Friday, April 16, 2004

Enlightenment at 3:00pm

I exchanged emails with a friend yesterday, much to my benefit. One line I wrote:
    "I pace the walls of my cage, chafing to begin another life."
His response to this and the general tenor of my email was:
    "I'm sorry to hear that you feel caged and that you are biding your time. I find that that feeling has less to do with where you are than it does with what you are doing. The limits of introspection are the boundaries of your self. There are so many other things to investigate that it seems a waste to spend a life staring at your own soul. But this is just my opinion - and it is not commonly accepted."
This set off a chain of thoughts that culminated this afternoon with a stunning vision as to why my choices and situation seems so pathetic:

Though I have abandoned religion, even withdrawn my name from the church, I haven't fully reconstructed my worldview. My natural introspective tendencies, buttressed by a "spiritualistic" upbringing have left me torn in two, valuing materialistic results, but deciding on spiritual values. This is a conflict that will not produce much happiness. I need to make materially important decisions, for materially important results.

Maybe this doesn't seem like a big deal, but to me it seems like the missing key I've searched for since leaving the church.

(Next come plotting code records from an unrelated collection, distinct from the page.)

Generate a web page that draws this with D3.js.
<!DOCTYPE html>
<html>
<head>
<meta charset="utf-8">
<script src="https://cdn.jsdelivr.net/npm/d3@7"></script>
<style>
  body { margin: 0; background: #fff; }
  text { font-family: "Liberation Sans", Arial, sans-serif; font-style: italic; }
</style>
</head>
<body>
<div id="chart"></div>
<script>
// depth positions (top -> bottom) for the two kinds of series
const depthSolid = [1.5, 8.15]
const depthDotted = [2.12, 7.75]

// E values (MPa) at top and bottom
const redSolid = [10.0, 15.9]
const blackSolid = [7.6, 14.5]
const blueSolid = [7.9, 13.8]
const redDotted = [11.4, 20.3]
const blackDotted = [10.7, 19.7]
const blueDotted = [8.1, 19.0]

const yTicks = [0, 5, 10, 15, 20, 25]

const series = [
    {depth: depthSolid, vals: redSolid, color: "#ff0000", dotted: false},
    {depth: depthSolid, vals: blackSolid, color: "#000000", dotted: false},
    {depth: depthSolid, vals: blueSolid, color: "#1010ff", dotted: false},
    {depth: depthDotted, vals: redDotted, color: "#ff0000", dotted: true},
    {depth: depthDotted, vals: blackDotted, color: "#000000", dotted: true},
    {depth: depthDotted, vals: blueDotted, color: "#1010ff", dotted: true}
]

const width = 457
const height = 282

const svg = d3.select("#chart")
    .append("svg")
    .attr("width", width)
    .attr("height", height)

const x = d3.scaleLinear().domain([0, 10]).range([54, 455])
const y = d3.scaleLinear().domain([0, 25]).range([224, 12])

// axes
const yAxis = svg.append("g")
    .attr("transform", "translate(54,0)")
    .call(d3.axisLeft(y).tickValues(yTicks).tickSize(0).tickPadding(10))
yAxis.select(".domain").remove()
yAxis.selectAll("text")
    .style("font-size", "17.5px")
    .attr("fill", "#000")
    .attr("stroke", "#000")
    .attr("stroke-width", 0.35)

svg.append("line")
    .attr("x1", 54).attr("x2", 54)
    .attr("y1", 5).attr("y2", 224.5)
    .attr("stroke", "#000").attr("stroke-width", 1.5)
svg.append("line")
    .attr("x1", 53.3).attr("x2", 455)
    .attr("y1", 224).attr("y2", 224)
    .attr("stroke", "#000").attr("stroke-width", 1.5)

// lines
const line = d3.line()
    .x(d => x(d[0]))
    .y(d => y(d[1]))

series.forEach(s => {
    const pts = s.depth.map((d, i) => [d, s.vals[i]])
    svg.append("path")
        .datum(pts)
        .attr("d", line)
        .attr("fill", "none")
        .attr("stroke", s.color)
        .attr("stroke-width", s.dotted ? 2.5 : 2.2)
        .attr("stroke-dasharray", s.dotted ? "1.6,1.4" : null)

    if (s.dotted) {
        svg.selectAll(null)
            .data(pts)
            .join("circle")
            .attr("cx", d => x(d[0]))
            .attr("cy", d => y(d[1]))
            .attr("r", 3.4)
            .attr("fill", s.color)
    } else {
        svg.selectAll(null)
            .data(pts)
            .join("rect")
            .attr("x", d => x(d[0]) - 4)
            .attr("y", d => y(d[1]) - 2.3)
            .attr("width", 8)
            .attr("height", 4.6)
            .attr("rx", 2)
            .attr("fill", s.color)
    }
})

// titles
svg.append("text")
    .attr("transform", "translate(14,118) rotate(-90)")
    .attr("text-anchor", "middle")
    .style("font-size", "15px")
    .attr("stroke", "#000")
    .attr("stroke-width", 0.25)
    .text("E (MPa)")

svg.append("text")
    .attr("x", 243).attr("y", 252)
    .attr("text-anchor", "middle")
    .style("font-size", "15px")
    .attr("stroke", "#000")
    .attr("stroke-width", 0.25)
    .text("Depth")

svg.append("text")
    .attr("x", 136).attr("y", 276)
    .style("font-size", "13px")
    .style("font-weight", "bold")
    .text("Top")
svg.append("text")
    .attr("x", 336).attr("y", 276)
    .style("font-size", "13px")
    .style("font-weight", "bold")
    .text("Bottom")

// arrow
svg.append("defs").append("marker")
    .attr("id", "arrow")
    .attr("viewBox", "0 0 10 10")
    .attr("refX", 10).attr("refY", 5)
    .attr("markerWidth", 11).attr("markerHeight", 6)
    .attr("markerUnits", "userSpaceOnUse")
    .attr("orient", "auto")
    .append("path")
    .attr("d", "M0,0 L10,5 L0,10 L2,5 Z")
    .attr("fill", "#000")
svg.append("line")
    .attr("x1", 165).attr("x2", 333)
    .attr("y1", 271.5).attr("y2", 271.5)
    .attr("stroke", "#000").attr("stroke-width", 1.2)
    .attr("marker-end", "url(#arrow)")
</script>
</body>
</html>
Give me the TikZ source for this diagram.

Three things I've known, but felt conflicted about that now seem clear as day:
  1. My job is limited and sufficating. I am not happy doing this job because three years tinkering with the same code is like reading the same book in several translations, but nothing else.

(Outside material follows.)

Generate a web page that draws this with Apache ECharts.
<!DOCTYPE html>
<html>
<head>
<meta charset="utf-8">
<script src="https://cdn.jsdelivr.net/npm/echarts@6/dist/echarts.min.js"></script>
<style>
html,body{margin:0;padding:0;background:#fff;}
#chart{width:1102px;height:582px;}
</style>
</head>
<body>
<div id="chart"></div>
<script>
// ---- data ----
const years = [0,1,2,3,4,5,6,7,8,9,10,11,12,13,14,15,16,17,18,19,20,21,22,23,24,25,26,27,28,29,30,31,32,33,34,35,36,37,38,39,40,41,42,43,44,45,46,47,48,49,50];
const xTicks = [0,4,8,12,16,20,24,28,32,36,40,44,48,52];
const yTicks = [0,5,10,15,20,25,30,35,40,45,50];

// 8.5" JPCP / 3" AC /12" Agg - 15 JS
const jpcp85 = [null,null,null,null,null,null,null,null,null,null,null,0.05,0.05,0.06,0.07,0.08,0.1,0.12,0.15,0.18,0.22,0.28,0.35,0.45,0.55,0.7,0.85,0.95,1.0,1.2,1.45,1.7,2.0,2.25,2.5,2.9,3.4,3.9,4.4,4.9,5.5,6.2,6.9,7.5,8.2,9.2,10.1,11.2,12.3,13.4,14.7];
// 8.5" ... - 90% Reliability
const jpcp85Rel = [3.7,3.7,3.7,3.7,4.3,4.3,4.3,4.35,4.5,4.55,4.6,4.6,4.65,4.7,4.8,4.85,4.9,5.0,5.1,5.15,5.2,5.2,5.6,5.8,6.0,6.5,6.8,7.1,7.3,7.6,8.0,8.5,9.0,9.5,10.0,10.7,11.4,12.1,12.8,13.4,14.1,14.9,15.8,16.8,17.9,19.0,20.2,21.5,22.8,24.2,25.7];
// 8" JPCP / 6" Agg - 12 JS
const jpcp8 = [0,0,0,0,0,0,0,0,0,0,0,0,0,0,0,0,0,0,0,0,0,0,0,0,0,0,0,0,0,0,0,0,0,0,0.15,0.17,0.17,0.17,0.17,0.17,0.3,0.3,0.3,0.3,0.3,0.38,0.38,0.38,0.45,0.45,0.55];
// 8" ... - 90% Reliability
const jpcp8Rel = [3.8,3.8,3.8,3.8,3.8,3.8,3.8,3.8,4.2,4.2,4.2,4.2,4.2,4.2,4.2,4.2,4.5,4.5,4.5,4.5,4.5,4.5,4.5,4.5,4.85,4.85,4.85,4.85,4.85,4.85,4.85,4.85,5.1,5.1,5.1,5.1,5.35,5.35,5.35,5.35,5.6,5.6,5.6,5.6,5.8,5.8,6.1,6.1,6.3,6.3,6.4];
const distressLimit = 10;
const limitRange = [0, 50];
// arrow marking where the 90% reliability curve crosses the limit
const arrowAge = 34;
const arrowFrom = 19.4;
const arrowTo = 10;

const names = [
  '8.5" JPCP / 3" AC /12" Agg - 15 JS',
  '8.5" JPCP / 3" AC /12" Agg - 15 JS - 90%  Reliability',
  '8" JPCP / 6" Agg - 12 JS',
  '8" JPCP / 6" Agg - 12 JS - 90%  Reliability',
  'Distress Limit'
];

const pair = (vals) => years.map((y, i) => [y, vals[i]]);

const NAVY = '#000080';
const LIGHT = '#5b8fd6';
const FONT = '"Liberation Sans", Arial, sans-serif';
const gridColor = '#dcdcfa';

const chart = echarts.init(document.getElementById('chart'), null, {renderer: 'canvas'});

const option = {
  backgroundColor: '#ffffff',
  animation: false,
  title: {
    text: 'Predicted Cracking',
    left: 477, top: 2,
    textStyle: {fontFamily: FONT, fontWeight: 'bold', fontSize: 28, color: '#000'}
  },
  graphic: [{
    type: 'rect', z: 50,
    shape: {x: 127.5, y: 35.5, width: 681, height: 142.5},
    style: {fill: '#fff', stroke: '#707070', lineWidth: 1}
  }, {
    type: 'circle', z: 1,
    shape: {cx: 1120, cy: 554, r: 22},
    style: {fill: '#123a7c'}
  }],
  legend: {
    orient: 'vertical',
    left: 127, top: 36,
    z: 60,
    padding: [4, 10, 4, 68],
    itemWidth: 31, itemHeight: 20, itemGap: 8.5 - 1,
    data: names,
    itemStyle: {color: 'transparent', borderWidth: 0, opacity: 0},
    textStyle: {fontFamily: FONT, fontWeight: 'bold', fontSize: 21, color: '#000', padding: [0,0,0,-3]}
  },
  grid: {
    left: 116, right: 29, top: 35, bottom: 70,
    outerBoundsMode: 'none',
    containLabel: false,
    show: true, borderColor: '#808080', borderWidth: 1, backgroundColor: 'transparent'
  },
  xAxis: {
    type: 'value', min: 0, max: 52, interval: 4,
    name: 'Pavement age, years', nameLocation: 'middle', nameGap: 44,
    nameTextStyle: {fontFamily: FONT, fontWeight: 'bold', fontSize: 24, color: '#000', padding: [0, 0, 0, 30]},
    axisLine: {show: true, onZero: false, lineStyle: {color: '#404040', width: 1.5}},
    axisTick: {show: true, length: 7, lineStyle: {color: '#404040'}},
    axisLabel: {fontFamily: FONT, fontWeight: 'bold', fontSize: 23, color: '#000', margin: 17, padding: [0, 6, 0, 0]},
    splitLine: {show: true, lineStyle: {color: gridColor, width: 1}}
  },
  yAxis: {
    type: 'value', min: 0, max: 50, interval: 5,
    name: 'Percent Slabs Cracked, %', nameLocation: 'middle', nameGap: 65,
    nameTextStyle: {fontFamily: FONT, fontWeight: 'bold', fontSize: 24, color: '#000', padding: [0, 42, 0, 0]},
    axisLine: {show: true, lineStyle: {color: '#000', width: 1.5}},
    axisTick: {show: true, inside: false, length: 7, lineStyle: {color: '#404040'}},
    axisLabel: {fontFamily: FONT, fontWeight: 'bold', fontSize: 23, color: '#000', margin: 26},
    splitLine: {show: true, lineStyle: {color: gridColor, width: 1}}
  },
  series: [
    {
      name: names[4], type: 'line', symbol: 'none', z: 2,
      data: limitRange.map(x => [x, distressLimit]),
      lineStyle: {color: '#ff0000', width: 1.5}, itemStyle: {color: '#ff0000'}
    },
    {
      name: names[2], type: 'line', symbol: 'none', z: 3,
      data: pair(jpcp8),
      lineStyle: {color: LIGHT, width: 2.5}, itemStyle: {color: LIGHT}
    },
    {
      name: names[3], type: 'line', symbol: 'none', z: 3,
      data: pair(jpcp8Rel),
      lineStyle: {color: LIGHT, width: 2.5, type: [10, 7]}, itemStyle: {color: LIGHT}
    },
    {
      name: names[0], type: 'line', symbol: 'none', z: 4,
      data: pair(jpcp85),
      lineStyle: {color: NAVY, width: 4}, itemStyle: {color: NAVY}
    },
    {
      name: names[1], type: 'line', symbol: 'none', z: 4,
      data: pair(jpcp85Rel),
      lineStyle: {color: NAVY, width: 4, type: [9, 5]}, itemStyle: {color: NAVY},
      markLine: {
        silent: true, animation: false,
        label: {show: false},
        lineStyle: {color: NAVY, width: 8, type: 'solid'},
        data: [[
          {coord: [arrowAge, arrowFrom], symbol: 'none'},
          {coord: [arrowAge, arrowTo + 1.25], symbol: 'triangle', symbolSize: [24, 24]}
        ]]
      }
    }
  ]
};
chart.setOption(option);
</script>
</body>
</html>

  2. I NEED to leave Finland because I value a better income and a nicer social/weather climate more than I value my children's ephermal connections to their Finnish cousins. (I want them to know their family, but realy a few weeks a summer is more than enough.) Or my own connections to Finland.

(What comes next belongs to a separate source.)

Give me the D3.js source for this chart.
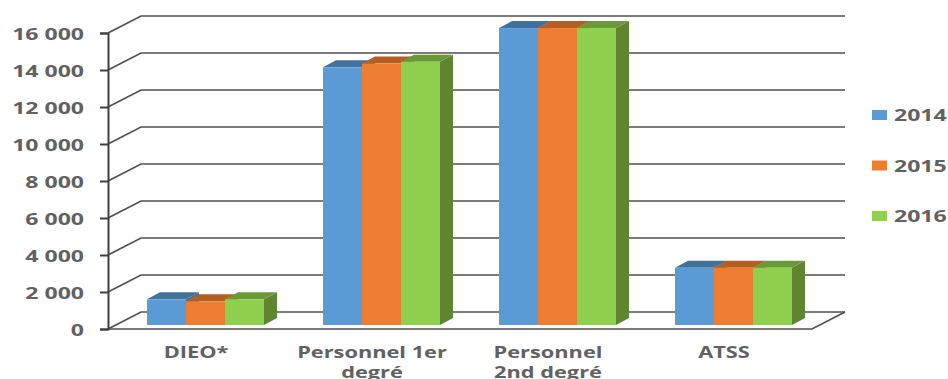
<!DOCTYPE html>
<html>
<head>
<meta charset="utf-8">
<script src="https://cdn.jsdelivr.net/npm/d3@7"></script>
<style>
	html, body { margin: 0; padding: 0; background: #fff; overflow: hidden; }
	svg { display: block; }
	text { font-family: "Open Sans", sans-serif; font-weight: 700; font-size: 16px; fill: #616161; }
</style>
</head>
<body>
<svg id="chart" width="948" height="379"></svg>
<script>
var categories = [["DIEO*"], ["Personnel 1er", "degré"], ["Personnel", "2nd degré"], ["ATSS"]];
var years = ["2014", "2015", "2016"];
var values2014 = [1390, 13930, 16050, 3100];
var values2015 = [1280, 14130, 16050, 3100];
var values2016 = [1390, 14230, 16050, 3100];
var tickValues = [0, 2000, 4000, 6000, 8000, 10000, 12000, 14000, 16000];

var seriesValues = [values2014, values2015, values2016];
var frontColors = ["#5b9bd5", "#ed7d31", "#8fd14f"];
var topColors = ["#41719c", "#b55e22", "#6a9a38"];
var sideColors = ["#41719c", "#b55e22", "#5f8530"];

var svg = d3.select("#chart");

// oblique offset of the back wall and of the bars' depth
var wallDx = 33, wallDy = -17;
var depthDx = 13, depthDy = -7;
var barShiftX = 9.5, barShiftY = -4;

var yScale = d3.scaleLinear().domain([0, 16000]).range([329, 33]);
var xScale = d3.scaleBand().domain(d3.range(categories.length)).range([108, 812]);
var barScale = d3.scaleBand().domain(d3.range(years.length)).range([0, 117]);

// horizontally widened labels
function widen(sel, k) {
	sel.each(function() {
		var len = this.getComputedTextLength();
		d3.select(this).attr("textLength", len * k).attr("lengthAdjust", "spacingAndGlyphs");
	});
}

// Gridlines on the wall and on the side
var x0 = xScale.range()[0], x1 = xScale.range()[1];
svg.selectAll("path.grid")
	.data(tickValues)
	.enter()
	.append("path")
		.attr("class", "grid")
		.attr("fill", "none")
		.attr("stroke", "#505050")
		.attr("stroke-width", 1.7)
		.attr("d", function(d) {
			var y = yScale(d);
			return "M" + x0 + "," + y + "L" + (x0 + wallDx) + "," + (y + wallDy) + "L" + (x1 + wallDx) + "," + (y + wallDy);
		});

// Floor edge
svg.append("path")
	.attr("fill", "none")
	.attr("stroke", "#505050")
	.attr("stroke-width", 1.7)
	.attr("d", "M" + x0 + "," + yScale(0) + "L" + x1 + "," + yScale(0) + "L" + (x1 + wallDx) + "," + (yScale(0) + wallDy));

// Y Axis
var yAxis = d3.axisLeft(yScale)
	.tickValues(tickValues)
	.tickSize(8)
	.tickFormat(function(d) { return d3.format(",")(d).replace(",", " "); });

var axisG = svg.append("g")
	.attr("transform", "translate(" + x0 + ",0)")
	.call(yAxis);

axisG.attr("font-family", null).attr("font-size", null);
axisG.select(".domain").attr("stroke", "#404040").attr("stroke-width", 2);
axisG.selectAll(".tick line").attr("stroke", "#404040").attr("stroke-width", 2);
axisG.selectAll(".tick text")
	.attr("x", -24)
	.attr("y", 1)
	.call(widen, 1.44);

// Bars, one 3d box per year and category
seriesValues.forEach(function(values, s) {
	var box = svg.append("g").selectAll("g")
		.data(values)
		.enter()
		.append("g");

	function left(i) { return xScale(i) + (xScale.bandwidth() - barScale.step() * years.length) / 2 + barShiftX + barScale(s); }
	function right(i) { return left(i) + barScale.bandwidth(); }
	function top(d) { return yScale(d) + barShiftY; }
	var base = yScale(0) + barShiftY;

	box.append("path")
		.attr("fill", sideColors[s])
		.attr("d", function(d, i) {
			return "M" + right(i) + "," + top(d)
				+ "l" + depthDx + "," + depthDy
				+ "V" + (base + depthDy)
				+ "L" + right(i) + "," + base + "Z";
		});

	box.append("path")
		.attr("fill", topColors[s])
		.attr("d", function(d, i) {
			return "M" + left(i) + "," + top(d)
				+ "l" + depthDx + "," + depthDy
				+ "H" + (right(i) + depthDx)
				+ "L" + right(i) + "," + top(d) + "Z";
		});

	box.append("rect")
		.attr("x", function(d, i) { return left(i); })
		.attr("y", function(d) { return top(d); })
		.attr("width", barScale.bandwidth())
		.attr("height", function(d) { return base - top(d); })
		.attr("fill", frontColors[s]);
});

// Category labels, wrapped on two lines where needed
var catLabels = svg.selectAll("g.cat")
	.data(categories)
	.enter()
	.append("g")
		.attr("class", "cat");

catLabels.selectAll("text")
	.data(function(d, i) { return d.map(function(line) { return { line: line, i: i }; }); })
	.enter()
	.append("text")
		.attr("text-anchor", "middle")
		.attr("x", function(d) { return xScale(d.i) + xScale.bandwidth() / 2; })
		.attr("y", function(d, j) { return 358 + j * 20; })
		.text(function(d) { return d.line; })
		.call(widen, 1.36);

// Legend
var legendY = d3.scalePoint().domain(years).range([115, 216]);

svg.selectAll("rect.legend")
	.data(years)
	.enter()
	.append("rect")
		.attr("class", "legend")
		.attr("x", 872)
		.attr("y", function(d) { return legendY(d) - 5; })
		.attr("width", 15)
		.attr("height", 10)
		.attr("fill", function(d, i) { return frontColors[i]; });

svg.selectAll("text.legend")
	.data(years)
	.enter()
	.append("text")
		.attr("class", "legend")
		.attr("x", 894)
		.attr("y", function(d) { return legendY(d) + 6; })
		.text(function(d) { return d; })
		.call(widen, 1.44);
</script>
</body>
</html>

  3. The brooding and pointless thinking must end. Thought without action is mental masturbation; I need to focus more on doing. Thinking is easier, but it is not it's own reward. I should know. I have about 1,000,000,000 things I've thought about and never started, or started and never finished.
Perhaps this is all illusion, but this feels like the clarity I've lacked. My friend's words were like a splash of cold water waking me from a dream. I've dug myself into such a rut that I when I first read his words I was unable to imagine what else anyone could do, but pace their self's boundaries.

These idea segways into thoughts I've had about material explanations for people's personalities/attitudes vs. the notion of free-will. Melina and I have discussed this and I have learned much from her. Since I have chosen to live my life on materialistic principles, a life without god-given morality and soul, this division is much more important than I had imagined. It's consequence keeps growing with every thought I spare it.

It actually was planted reading Darwin's Dangerous Idea last year. It then grew reading Ken MacLeod's sci-fi novels and blog. Melina has filled in the social implications based on the liberal vs. communitarian arguments that she's studying now, and my friend pushes me over the top. An interesting chain of events.